WHAT THE EXERCISE ASKS: Your output must be the lines below from the line containing "Rebuild this chart" to the line containing "</script></body></html>", both lines included, reproduced exactly and without pictures.
────────
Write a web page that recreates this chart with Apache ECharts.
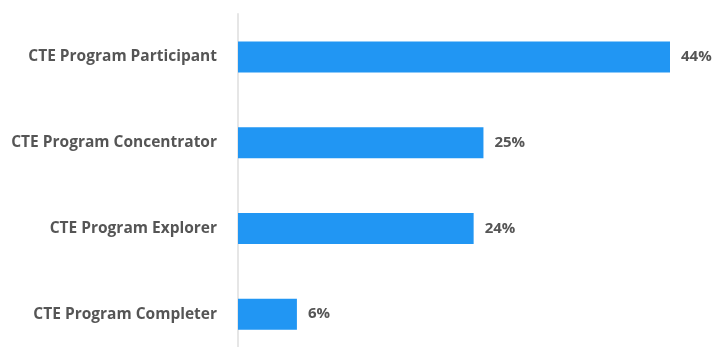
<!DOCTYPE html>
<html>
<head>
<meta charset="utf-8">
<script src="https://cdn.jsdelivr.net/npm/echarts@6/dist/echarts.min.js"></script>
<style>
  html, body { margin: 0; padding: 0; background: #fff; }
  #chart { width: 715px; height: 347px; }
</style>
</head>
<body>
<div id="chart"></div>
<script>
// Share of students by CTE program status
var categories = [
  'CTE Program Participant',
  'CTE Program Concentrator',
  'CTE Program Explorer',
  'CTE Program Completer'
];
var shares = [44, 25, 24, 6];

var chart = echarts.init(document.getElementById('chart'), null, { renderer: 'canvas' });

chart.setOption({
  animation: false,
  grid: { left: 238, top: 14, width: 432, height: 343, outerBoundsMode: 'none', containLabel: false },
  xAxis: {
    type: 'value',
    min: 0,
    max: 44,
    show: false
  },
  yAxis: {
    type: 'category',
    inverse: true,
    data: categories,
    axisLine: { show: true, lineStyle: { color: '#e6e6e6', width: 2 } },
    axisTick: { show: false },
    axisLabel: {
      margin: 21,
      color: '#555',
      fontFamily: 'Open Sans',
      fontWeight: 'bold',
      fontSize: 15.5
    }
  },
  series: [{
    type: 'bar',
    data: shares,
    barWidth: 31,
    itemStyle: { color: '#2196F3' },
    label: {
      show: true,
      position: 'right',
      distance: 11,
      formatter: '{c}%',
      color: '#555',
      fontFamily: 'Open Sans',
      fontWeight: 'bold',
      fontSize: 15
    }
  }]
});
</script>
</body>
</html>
────────
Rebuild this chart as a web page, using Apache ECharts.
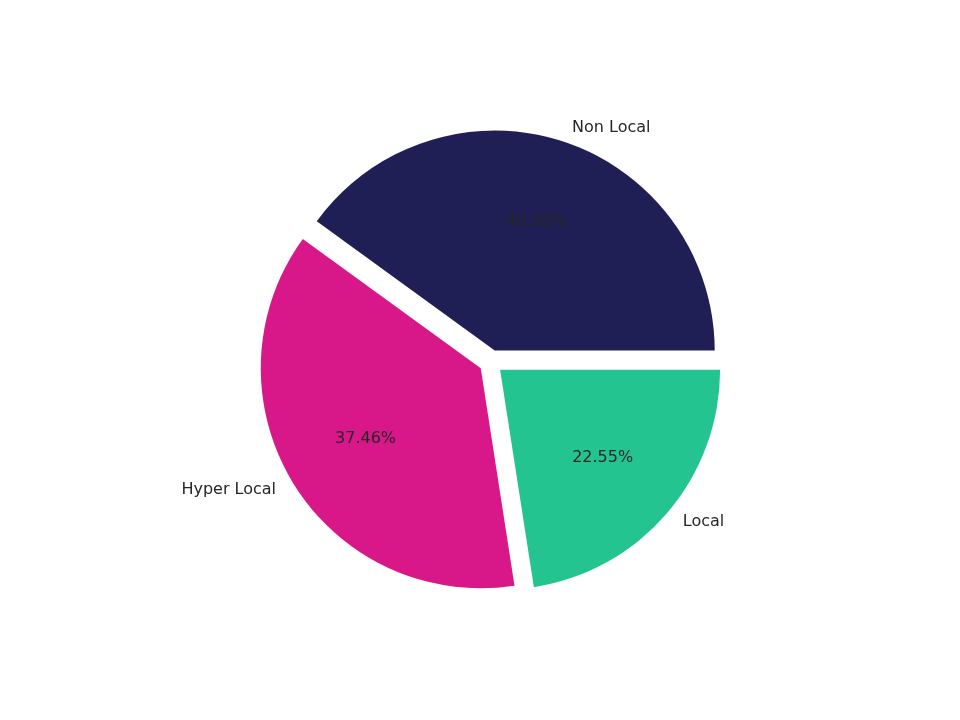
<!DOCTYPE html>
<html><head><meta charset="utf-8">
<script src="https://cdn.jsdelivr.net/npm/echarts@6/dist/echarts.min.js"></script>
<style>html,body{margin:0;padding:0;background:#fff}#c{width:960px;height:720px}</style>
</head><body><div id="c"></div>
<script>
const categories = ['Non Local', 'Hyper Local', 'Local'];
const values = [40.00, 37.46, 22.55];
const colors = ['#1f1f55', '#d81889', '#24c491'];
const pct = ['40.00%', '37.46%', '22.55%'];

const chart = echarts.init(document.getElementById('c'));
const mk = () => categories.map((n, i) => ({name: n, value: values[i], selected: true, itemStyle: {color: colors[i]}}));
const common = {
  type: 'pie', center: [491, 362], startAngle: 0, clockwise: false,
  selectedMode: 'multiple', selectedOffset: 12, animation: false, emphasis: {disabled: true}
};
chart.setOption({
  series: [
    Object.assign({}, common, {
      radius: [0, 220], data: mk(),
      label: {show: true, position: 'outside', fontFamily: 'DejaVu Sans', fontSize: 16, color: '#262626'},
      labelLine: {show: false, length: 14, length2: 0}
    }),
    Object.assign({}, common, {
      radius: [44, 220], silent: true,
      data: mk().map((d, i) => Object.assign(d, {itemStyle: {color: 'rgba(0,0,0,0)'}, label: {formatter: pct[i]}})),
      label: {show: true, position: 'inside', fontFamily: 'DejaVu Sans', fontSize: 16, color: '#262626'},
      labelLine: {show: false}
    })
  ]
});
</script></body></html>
────────
COMPLETE ANSWER:
Rebuild this chart as a web page, using Apache ECharts.
<!DOCTYPE html>
<html><head><meta charset="utf-8">
<script src="https://cdn.jsdelivr.net/npm/echarts@6/dist/echarts.min.js"></script>
<style>html,body{margin:0;padding:0;background:#fff}#c{width:960px;height:720px}</style>
</head><body><div id="c"></div>
<script>
const categories = ['Non Local', 'Hyper Local', 'Local'];
const values = [40.00, 37.46, 22.55];
const colors = ['#1f1f55', '#d81889', '#24c491'];
const pct = ['40.00%', '37.46%', '22.55%'];

const chart = echarts.init(document.getElementById('c'));
const mk = () => categories.map((n, i) => ({name: n, value: values[i], selected: true, itemStyle: {color: colors[i]}}));
const common = {
  type: 'pie', center: [491, 362], startAngle: 0, clockwise: false,
  selectedMode: 'multiple', selectedOffset: 12, animation: false, emphasis: {disabled: true}
};
chart.setOption({
  series: [
    Object.assign({}, common, {
      radius: [0, 220], data: mk(),
      label: {show: true, position: 'outside', fontFamily: 'DejaVu Sans', fontSize: 16, color: '#262626'},
      labelLine: {show: false, length: 14, length2: 0}
    }),
    Object.assign({}, common, {
      radius: [44, 220], silent: true,
      data: mk().map((d, i) => Object.assign(d, {itemStyle: {color: 'rgba(0,0,0,0)'}, label: {formatter: pct[i]}})),
      label: {show: true, position: 'inside', fontFamily: 'DejaVu Sans', fontSize: 16, color: '#262626'},
      labelLine: {show: false}
    })
  ]
});
</script></body></html>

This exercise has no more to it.